* [Source material]:
* * * * *

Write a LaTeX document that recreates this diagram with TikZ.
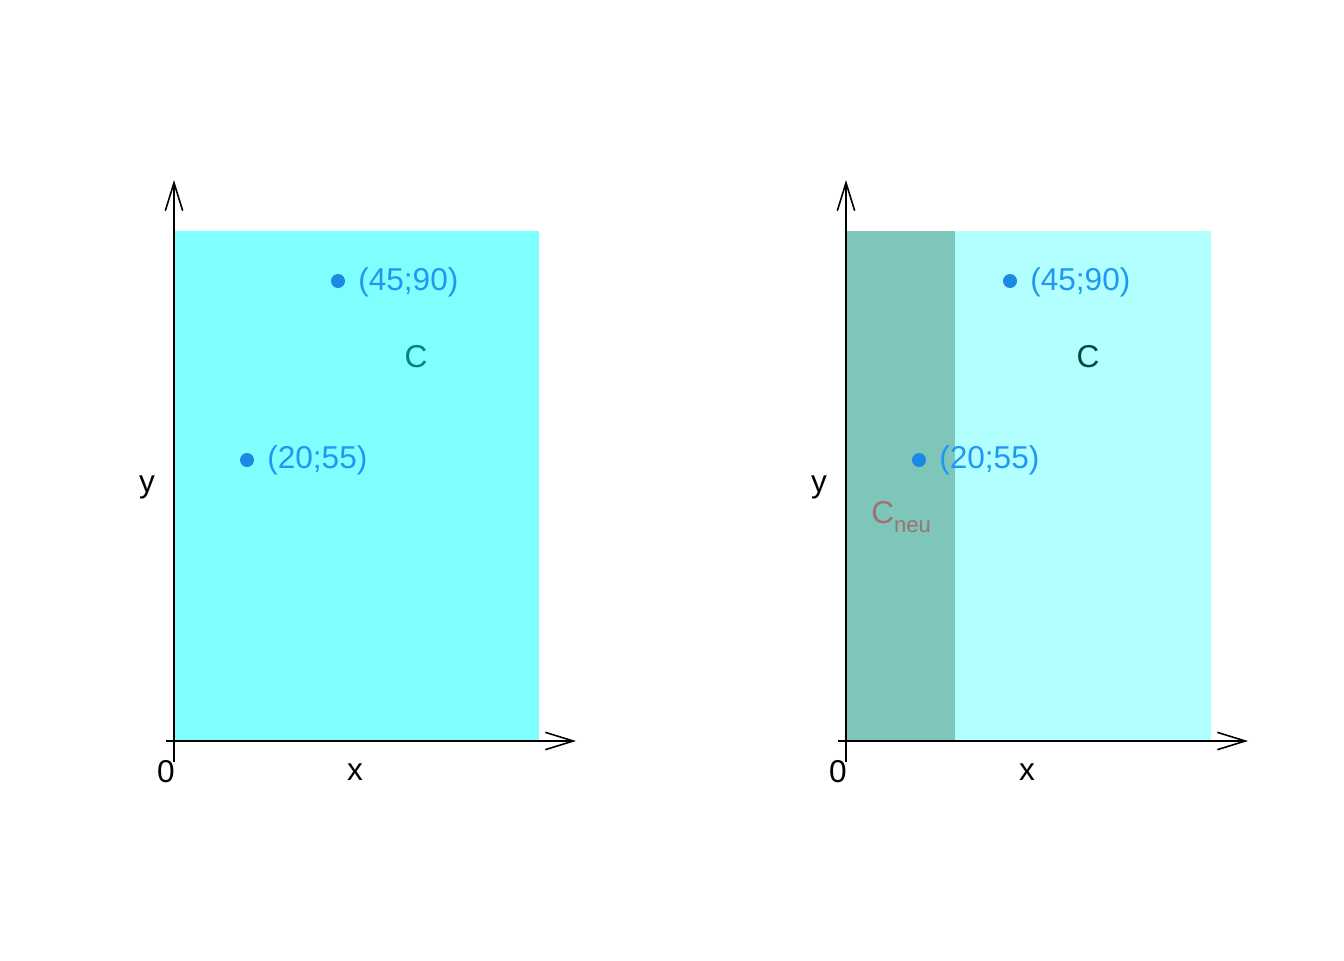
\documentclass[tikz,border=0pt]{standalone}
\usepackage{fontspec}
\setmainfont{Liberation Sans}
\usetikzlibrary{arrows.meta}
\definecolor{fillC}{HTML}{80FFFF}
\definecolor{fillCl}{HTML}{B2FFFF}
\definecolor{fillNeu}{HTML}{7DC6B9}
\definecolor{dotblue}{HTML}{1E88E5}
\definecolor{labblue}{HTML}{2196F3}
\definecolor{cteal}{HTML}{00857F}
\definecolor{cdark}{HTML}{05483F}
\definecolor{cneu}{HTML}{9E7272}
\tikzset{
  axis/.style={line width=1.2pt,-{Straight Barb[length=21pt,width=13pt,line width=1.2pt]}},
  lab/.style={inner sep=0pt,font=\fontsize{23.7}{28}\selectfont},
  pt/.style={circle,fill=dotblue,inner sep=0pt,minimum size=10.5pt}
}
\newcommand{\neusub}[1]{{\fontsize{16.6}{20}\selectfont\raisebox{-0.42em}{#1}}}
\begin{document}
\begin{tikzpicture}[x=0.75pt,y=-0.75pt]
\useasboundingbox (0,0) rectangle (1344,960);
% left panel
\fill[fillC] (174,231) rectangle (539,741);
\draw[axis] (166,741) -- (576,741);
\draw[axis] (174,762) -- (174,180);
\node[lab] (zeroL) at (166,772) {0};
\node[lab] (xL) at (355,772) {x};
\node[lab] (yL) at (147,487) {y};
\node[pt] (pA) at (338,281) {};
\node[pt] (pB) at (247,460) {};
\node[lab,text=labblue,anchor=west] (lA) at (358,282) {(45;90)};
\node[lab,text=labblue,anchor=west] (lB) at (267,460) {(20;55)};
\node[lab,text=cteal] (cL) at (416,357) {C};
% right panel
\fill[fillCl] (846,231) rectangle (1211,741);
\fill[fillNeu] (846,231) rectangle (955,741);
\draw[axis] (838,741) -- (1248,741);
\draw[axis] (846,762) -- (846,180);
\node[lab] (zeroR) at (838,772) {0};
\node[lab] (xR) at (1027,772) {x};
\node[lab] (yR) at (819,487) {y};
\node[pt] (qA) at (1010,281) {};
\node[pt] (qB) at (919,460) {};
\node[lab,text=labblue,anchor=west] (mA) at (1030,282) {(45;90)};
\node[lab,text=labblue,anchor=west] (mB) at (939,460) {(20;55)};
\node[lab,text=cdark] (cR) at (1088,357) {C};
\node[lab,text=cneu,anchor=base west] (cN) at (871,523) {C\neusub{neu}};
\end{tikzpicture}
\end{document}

* * * * *

* [Problem]: Repeat verbatim all the material, but not the pictures.

* [Answer for the task]:
Write a LaTeX document that recreates this diagram with TikZ.
\documentclass[tikz,border=0pt]{standalone}
\usepackage{fontspec}
\setmainfont{Liberation Sans}
\usetikzlibrary{arrows.meta}
\definecolor{fillC}{HTML}{80FFFF}
\definecolor{fillCl}{HTML}{B2FFFF}
\definecolor{fillNeu}{HTML}{7DC6B9}
\definecolor{dotblue}{HTML}{1E88E5}
\definecolor{labblue}{HTML}{2196F3}
\definecolor{cteal}{HTML}{00857F}
\definecolor{cdark}{HTML}{05483F}
\definecolor{cneu}{HTML}{9E7272}
\tikzset{
  axis/.style={line width=1.2pt,-{Straight Barb[length=21pt,width=13pt,line width=1.2pt]}},
  lab/.style={inner sep=0pt,font=\fontsize{23.7}{28}\selectfont},
  pt/.style={circle,fill=dotblue,inner sep=0pt,minimum size=10.5pt}
}
\newcommand{\neusub}[1]{{\fontsize{16.6}{20}\selectfont\raisebox{-0.42em}{#1}}}
\begin{document}
\begin{tikzpicture}[x=0.75pt,y=-0.75pt]
\useasboundingbox (0,0) rectangle (1344,960);
% left panel
\fill[fillC] (174,231) rectangle (539,741);
\draw[axis] (166,741) -- (576,741);
\draw[axis] (174,762) -- (174,180);
\node[lab] (zeroL) at (166,772) {0};
\node[lab] (xL) at (355,772) {x};
\node[lab] (yL) at (147,487) {y};
\node[pt] (pA) at (338,281) {};
\node[pt] (pB) at (247,460) {};
\node[lab,text=labblue,anchor=west] (lA) at (358,282) {(45;90)};
\node[lab,text=labblue,anchor=west] (lB) at (267,460) {(20;55)};
\node[lab,text=cteal] (cL) at (416,357) {C};
% right panel
\fill[fillCl] (846,231) rectangle (1211,741);
\fill[fillNeu] (846,231) rectangle (955,741);
\draw[axis] (838,741) -- (1248,741);
\draw[axis] (846,762) -- (846,180);
\node[lab] (zeroR) at (838,772) {0};
\node[lab] (xR) at (1027,772) {x};
\node[lab] (yR) at (819,487) {y};
\node[pt] (qA) at (1010,281) {};
\node[pt] (qB) at (919,460) {};
\node[lab,text=labblue,anchor=west] (mA) at (1030,282) {(45;90)};
\node[lab,text=labblue,anchor=west] (mB) at (939,460) {(20;55)};
\node[lab,text=cdark] (cR) at (1088,357) {C};
\node[lab,text=cneu,anchor=base west] (cN) at (871,523) {C\neusub{neu}};
\end{tikzpicture}
\end{document}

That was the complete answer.